Anthony Incorvati of Axis displays the Q1615-E
Axis Communications is here at the ITS World Congress to demonstrate the latest innovations in IP video technology, something the company is uniquely qualified to do. Twenty years ago, all surveillance cameras were analogue and delivered video via a coaxial cable to a recorder that stored the video on a VHS tape. Axis Communications says that when it invented the network camera in 1996, it made it possible to connect a video camera directly to a computer network. The shift from analogue to digital technology has already changed the global security market, and it’s changing the ITS market too.
Unlike its analogue predecessor, IP video provides improved image usability, camera intelligence and open standards. Here in Detroit, Axis is demonstrating the latest innovations in IP video technology.

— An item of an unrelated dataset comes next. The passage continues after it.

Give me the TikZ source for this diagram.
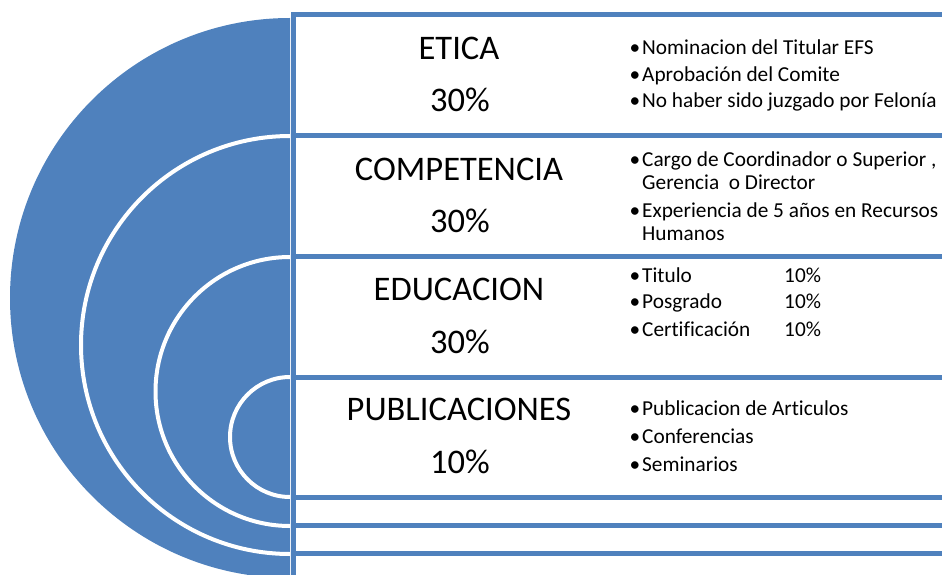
\documentclass[tikz,border=0pt]{standalone}
\usepackage{fontspec}
\setmainfont{Carlito}[Ligatures=NoCommon]
\definecolor{ringblue}{HTML}{4F81BD}

\begin{document}
\begin{tikzpicture}[x=1pt,y=-1pt,
                    ring/.style={draw=white,line width=4pt},
                    band/.style={draw=ringblue,fill=white,line width=5pt},
                    title/.style={font=\fontsize{34.5}{40}\selectfont,inner sep=0pt,anchor=base},
                    item/.style={font=\fontsize{21.3}{25}\selectfont,inner sep=0pt,anchor=base west}]
  \clip (0,0) rectangle (942,575);

  % half disk and the white rings
  \fill[ringblue] (290,18) arc[start angle=270,end angle=90,radius=280] -- cycle;
  \draw[ring] (290,136) arc[start angle=270,end angle=90,radius=209];
  \draw[ring] (290,257) arc[start angle=270,end angle=90,radius=134.5];
  \draw[ring] (290,377) arc[start angle=270,end angle=90,radius=60];

  % bands
  \draw[band] (293,15) rectangle (960,136);
  \draw[band] (293,136) rectangle (960,256);
  \draw[band] (293,256) rectangle (960,377);
  \draw[band] (293,377) rectangle (960,497);
  \draw[band] (293,497) rectangle (960,525);
  \draw[band] (293,525) rectangle (960,553);
  \draw[band] (293,553) rectangle (960,581);

  \node[title] (etica)   at (459,60)  {ETICA};
  \node[title] (eticaP)  at (460,112) {30\%};
  \node[title] (comp)    at (459,180) {COMPETENCIA};
  \node[title] (compP)   at (460,232) {30\%};
  \node[title] (educ)    at (459,300) {EDUCACION};
  \node[title] (educP)   at (460,353) {30\%};
  \node[title] (publ)    at (459,420) {PUBLICACIONES};
  \node[title] (publP)   at (460,473) {10\%};

  \node[item] (et1) at (642,55)  {\llap{\textbullet\hspace{2pt}}Nominacion del Titular EFS};
  \node[item] (et2) at (642,82)  {\llap{\textbullet\hspace{2pt}}Aprobación del Comite};
  \node[item] (et3) at (642,108) {\llap{\textbullet\hspace{2pt}}No haber sido juzgado por Felonía};

  \node[item] (co1)  at (642,166) {\llap{\textbullet\hspace{2pt}}Cargo de Coordinador o Superior ,};
  \node[item] (co1b) at (642,189) {Gerencia\ \ o Director};
  \node[item] (co2)  at (642,217) {\llap{\textbullet\hspace{2pt}}Experiencia de 5 años en Recursos};
  \node[item] (co2b) at (642,240) {Humanos};

  \node[item] (ed1) at (642,282) {\llap{\textbullet\hspace{2pt}}Titulo};
  \node[item] (ed2) at (642,308) {\llap{\textbullet\hspace{2pt}}Posgrado};
  \node[item] (ed3) at (642,336) {\llap{\textbullet\hspace{2pt}}Certificación};
  \node[item] (ed1P) at (784,282) {10\%};
  \node[item] (ed2P) at (784,308) {10\%};
  \node[item] (ed3P) at (784,336) {10\%};

  \node[item] (pu1) at (642,415) {\llap{\textbullet\hspace{2pt}}Publicacion de Articulos};
  \node[item] (pu2) at (642,443) {\llap{\textbullet\hspace{2pt}}Conferencias};
  \node[item] (pu3) at (642,471) {\llap{\textbullet\hspace{2pt}}Seminarios};
\end{tikzpicture}
\end{document}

Lightfinder and wide dynamic range – Forensic Capture are just two features of the new Axis Q1615-E. The company says that this outdoor-ready fixed network camera offers exceptional image quality in HDTV 1080p in varying lighting conditions.
“Improved video quality following HDTV standards has made it much easier to identify people and objects in recorded video, even down to licence plate numbers,” says Anthony Incorvati, business development manager at Axis Communications. Intelligent camera capabilities have made it possible to alert traffic management centres and other users automatically when there is an incident, enabling faster redirection of traffic and dispatch of emergency services. Analytics are also being used to collect important data to support planners and engineers for future projects. And, since network cameras are based on open IP standards, authorised users get secure and flexible access via a computer or handheld device, from anywhere.